More than 100 people came out Thursday night in Falcon Heights to hear community leaders and residents talk about how they can help change policing tactics in the wake of the July 6 shooting death of Philando Castile.
The four-member panel, along with moderator Sarah Greenman, an assistant professor of criminology and criminal justice at Hamline University, included Melvin Carter Jr., a retired St. Paul police sergeant and founder of Save Our Sons, a group that works with at-risk young black men; former state Rep. Mindy Greiling, who talked about a Roseville-Area League of Women Voters report on policing; Teresa Nelson, legal director of the American Civil Liberties Union of Minnesota, and Jeff Martin, president of the St. Paul NAACP.
All agreed that police, not only in Falcon Heights, but across the Twin Cities and the state, need to collect more data, re-emphasize implicit bias and de-escalation training, and determine just how much priority to give low-level offenses such as vehicle equipment violations.

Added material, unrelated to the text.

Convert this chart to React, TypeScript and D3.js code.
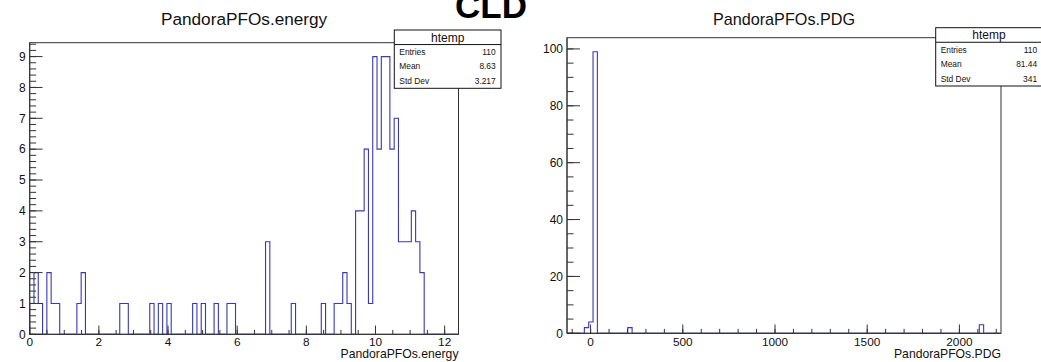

After each panel member talked for 10 minutes about their life, their work and their reports, residents had a chance to ask questions.
"Why does there need to be training to teach [police officers] not to shoot black people when they don't need training not to shoot white people?" one young black man asked.
"It's about the people we hire," Carter responded. In his day, he said, officers often patrolled the neighborhoods where they grew up. Now departments hire officers from far away, almost like the NFL.
"We have to abandon this 'us against them' mentality," he said earlier in the evening. "The trust is deteriorating. ... If there's no trust, it's not community policing at all."
Greiling talked about a League of Women Voters study done two years ago that looked at policing issues in five cities: Maplewood and Roseville, which have their own departments, Little Canada, which is patrolled by the Ramsey County Sheriff's Office, and Falcon Heights and Lauderdale, patrolled by St. Anthony.